## Task
Will you write out the data exactly, excluding every picture?

## Source material
************

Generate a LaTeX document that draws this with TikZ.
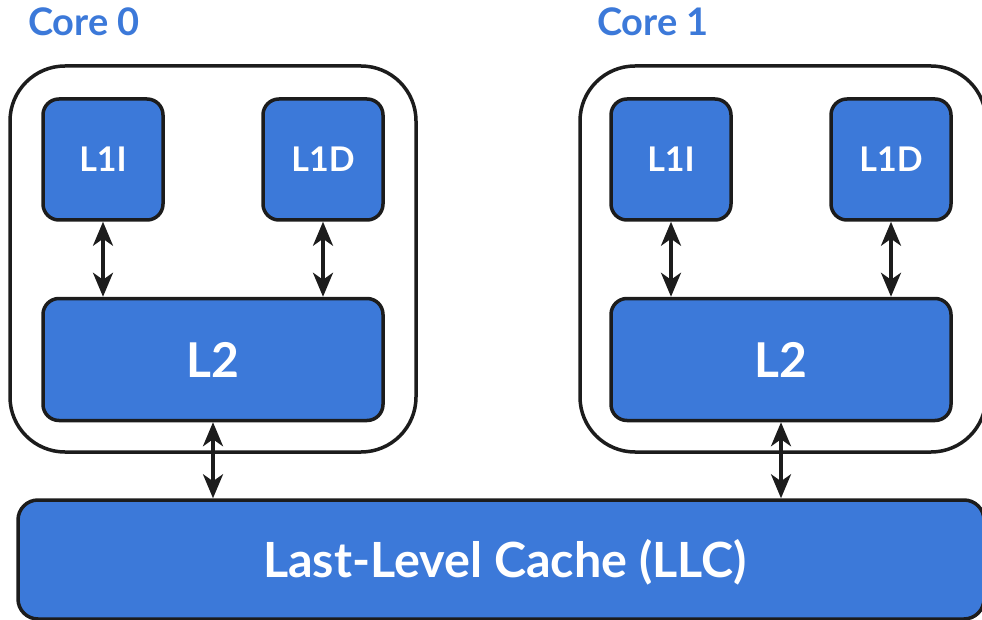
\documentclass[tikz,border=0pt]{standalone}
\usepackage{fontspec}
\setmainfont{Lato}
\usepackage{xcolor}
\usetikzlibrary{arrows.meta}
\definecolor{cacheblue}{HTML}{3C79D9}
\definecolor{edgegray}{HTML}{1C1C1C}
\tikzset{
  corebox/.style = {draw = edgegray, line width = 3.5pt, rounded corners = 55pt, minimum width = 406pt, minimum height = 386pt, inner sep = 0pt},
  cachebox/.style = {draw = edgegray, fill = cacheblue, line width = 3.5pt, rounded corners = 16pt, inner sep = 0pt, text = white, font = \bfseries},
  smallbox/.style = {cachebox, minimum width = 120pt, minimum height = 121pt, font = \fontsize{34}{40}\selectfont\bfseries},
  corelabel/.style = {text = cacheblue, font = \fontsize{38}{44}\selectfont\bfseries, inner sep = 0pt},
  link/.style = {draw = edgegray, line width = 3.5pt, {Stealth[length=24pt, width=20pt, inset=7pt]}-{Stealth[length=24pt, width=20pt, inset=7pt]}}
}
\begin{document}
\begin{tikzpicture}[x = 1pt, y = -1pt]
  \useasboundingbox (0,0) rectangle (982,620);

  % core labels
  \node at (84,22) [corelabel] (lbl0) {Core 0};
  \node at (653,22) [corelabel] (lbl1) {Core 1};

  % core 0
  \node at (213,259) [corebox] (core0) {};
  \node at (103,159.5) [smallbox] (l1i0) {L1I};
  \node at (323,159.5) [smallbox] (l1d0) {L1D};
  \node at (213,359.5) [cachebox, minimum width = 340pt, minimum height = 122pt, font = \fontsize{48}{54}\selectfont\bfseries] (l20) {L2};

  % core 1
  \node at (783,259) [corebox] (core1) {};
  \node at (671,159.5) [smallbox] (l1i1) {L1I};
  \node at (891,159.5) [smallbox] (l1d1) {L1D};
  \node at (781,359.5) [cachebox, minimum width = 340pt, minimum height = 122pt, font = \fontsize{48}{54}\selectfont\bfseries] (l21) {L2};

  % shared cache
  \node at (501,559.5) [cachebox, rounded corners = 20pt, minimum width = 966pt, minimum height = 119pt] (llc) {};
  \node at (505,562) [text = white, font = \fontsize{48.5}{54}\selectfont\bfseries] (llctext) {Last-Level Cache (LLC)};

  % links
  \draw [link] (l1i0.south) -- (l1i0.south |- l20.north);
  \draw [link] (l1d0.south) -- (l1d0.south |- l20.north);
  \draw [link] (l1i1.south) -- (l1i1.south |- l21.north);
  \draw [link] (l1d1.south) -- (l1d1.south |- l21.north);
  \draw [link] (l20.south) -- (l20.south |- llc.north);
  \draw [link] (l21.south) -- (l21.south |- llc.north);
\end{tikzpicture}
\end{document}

************

## Exercise result
Generate a LaTeX document that draws this with TikZ.
\documentclass[tikz,border=0pt]{standalone}
\usepackage{fontspec}
\setmainfont{Lato}
\usepackage{xcolor}
\usetikzlibrary{arrows.meta}
\definecolor{cacheblue}{HTML}{3C79D9}
\definecolor{edgegray}{HTML}{1C1C1C}
\tikzset{
  corebox/.style = {draw = edgegray, line width = 3.5pt, rounded corners = 55pt, minimum width = 406pt, minimum height = 386pt, inner sep = 0pt},
  cachebox/.style = {draw = edgegray, fill = cacheblue, line width = 3.5pt, rounded corners = 16pt, inner sep = 0pt, text = white, font = \bfseries},
  smallbox/.style = {cachebox, minimum width = 120pt, minimum height = 121pt, font = \fontsize{34}{40}\selectfont\bfseries},
  corelabel/.style = {text = cacheblue, font = \fontsize{38}{44}\selectfont\bfseries, inner sep = 0pt},
  link/.style = {draw = edgegray, line width = 3.5pt, {Stealth[length=24pt, width=20pt, inset=7pt]}-{Stealth[length=24pt, width=20pt, inset=7pt]}}
}
\begin{document}
\begin{tikzpicture}[x = 1pt, y = -1pt]
  \useasboundingbox (0,0) rectangle (982,620);

  % core labels
  \node at (84,22) [corelabel] (lbl0) {Core 0};
  \node at (653,22) [corelabel] (lbl1) {Core 1};

  % core 0
  \node at (213,259) [corebox] (core0) {};
  \node at (103,159.5) [smallbox] (l1i0) {L1I};
  \node at (323,159.5) [smallbox] (l1d0) {L1D};
  \node at (213,359.5) [cachebox, minimum width = 340pt, minimum height = 122pt, font = \fontsize{48}{54}\selectfont\bfseries] (l20) {L2};

  % core 1
  \node at (783,259) [corebox] (core1) {};
  \node at (671,159.5) [smallbox] (l1i1) {L1I};
  \node at (891,159.5) [smallbox] (l1d1) {L1D};
  \node at (781,359.5) [cachebox, minimum width = 340pt, minimum height = 122pt, font = \fontsize{48}{54}\selectfont\bfseries] (l21) {L2};

  % shared cache
  \node at (501,559.5) [cachebox, rounded corners = 20pt, minimum width = 966pt, minimum height = 119pt] (llc) {};
  \node at (505,562) [text = white, font = \fontsize{48.5}{54}\selectfont\bfseries] (llctext) {Last-Level Cache (LLC)};

  % links
  \draw [link] (l1i0.south) -- (l1i0.south |- l20.north);
  \draw [link] (l1d0.south) -- (l1d0.south |- l20.north);
  \draw [link] (l1i1.south) -- (l1i1.south |- l21.north);
  \draw [link] (l1d1.south) -- (l1d1.south |- l21.north);
  \draw [link] (l20.south) -- (l20.south |- llc.north);
  \draw [link] (l21.south) -- (l21.south |- llc.north);
\end{tikzpicture}
\end{document}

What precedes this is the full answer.